━━ Task input

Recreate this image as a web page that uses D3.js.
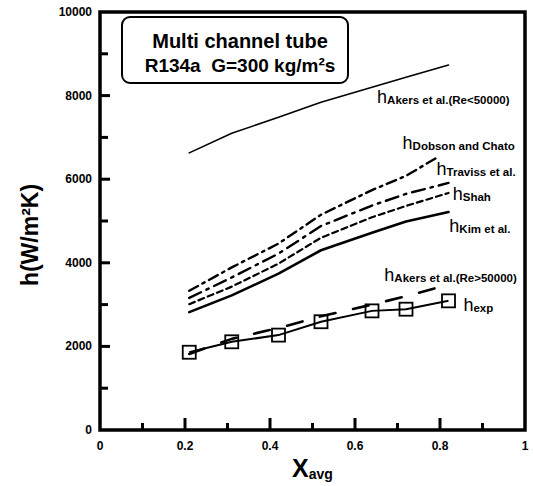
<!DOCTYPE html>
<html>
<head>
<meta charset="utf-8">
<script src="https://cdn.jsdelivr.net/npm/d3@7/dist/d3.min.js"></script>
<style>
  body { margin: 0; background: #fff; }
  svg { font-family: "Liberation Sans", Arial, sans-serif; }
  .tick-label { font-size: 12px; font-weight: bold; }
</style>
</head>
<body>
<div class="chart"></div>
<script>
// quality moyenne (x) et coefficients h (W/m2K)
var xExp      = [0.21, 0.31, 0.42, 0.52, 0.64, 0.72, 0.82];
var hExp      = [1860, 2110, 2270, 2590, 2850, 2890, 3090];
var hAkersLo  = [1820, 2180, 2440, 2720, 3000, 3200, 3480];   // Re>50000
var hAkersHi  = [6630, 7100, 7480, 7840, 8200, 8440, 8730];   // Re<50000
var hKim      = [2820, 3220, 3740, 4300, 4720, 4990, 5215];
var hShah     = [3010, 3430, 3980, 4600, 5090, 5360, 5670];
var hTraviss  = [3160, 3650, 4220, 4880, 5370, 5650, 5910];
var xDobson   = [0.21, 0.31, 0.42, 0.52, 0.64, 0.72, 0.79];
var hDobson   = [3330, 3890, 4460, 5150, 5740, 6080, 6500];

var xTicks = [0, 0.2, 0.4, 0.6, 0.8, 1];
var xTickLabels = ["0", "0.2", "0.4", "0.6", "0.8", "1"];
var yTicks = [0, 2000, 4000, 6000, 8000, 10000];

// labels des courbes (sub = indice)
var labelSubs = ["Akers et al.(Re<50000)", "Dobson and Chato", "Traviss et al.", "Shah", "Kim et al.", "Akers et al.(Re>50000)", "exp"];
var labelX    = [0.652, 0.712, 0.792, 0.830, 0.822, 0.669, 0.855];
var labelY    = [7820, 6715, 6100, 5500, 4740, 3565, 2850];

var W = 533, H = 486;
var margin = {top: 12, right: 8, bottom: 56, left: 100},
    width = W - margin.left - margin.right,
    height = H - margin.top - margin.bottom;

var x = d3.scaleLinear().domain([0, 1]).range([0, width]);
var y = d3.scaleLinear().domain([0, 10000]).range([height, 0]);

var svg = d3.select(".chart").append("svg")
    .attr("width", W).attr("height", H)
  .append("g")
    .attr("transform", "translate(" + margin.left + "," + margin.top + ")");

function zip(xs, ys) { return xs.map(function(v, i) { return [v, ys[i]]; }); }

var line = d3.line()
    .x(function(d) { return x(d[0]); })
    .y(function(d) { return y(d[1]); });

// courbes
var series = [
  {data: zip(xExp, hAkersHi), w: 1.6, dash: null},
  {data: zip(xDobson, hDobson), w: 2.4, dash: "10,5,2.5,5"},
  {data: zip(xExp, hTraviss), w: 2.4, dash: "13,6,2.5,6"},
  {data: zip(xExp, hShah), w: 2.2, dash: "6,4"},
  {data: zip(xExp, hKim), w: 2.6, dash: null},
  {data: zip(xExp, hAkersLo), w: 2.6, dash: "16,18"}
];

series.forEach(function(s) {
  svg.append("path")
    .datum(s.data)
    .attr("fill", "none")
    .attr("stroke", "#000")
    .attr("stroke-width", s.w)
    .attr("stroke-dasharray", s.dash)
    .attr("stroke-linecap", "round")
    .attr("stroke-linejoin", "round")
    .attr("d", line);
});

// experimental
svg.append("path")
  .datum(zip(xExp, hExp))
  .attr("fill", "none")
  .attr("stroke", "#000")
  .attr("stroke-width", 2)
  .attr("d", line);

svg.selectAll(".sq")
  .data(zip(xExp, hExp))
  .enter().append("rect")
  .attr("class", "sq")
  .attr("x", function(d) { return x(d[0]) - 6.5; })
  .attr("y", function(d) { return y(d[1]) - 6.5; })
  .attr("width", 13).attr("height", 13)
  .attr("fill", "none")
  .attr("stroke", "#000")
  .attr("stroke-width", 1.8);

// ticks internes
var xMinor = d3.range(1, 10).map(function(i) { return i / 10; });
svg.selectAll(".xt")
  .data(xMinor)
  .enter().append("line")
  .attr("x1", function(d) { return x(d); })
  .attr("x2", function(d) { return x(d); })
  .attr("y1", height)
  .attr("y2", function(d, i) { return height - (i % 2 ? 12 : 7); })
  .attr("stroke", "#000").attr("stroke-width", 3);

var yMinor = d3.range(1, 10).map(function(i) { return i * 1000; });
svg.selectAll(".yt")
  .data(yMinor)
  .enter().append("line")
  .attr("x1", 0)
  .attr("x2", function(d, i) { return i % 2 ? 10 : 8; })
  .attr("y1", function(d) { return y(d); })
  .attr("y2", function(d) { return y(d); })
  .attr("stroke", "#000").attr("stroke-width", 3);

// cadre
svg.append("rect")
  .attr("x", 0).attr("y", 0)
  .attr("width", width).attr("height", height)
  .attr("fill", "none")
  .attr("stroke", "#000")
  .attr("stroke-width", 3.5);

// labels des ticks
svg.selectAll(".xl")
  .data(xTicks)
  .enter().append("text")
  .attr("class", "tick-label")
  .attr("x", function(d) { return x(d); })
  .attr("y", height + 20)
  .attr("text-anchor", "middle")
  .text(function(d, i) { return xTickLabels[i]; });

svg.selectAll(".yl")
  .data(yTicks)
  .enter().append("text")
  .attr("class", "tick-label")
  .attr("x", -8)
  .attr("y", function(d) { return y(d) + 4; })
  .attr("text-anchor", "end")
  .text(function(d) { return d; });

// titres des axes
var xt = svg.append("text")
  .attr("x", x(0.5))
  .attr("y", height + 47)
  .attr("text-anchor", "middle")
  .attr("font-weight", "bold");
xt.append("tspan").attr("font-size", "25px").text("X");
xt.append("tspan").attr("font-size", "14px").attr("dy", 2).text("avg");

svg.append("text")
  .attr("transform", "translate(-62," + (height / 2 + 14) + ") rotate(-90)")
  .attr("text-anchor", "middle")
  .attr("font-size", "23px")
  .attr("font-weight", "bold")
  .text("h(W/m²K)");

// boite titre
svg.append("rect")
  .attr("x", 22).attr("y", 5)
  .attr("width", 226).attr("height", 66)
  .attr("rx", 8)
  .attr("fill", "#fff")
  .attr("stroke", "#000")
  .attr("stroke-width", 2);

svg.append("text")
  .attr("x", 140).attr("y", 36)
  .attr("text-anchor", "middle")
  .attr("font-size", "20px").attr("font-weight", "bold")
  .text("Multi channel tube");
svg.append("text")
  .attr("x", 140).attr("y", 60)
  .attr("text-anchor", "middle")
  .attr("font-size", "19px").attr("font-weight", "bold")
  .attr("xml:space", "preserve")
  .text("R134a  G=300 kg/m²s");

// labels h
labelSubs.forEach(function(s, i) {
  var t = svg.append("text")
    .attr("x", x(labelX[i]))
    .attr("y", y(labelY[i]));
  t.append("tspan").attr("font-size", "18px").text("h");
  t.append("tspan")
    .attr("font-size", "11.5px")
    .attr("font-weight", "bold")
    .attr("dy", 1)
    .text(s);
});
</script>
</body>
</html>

━━━━
━━ Task input

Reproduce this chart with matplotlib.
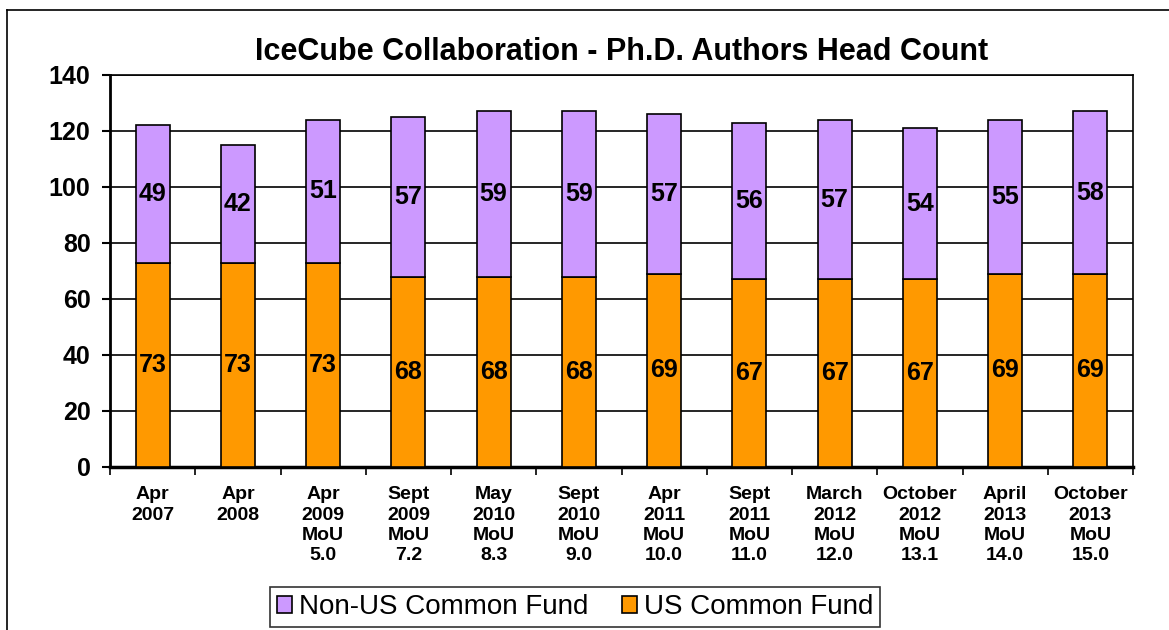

━━━━

--- Stated task ---
Identify each line holding the string "chart", and copy it out.

--- Exercise solution ---
<div class="chart"></div>
var svg = d3.select(".chart").append("svg")
Reproduce this chart with matplotlib.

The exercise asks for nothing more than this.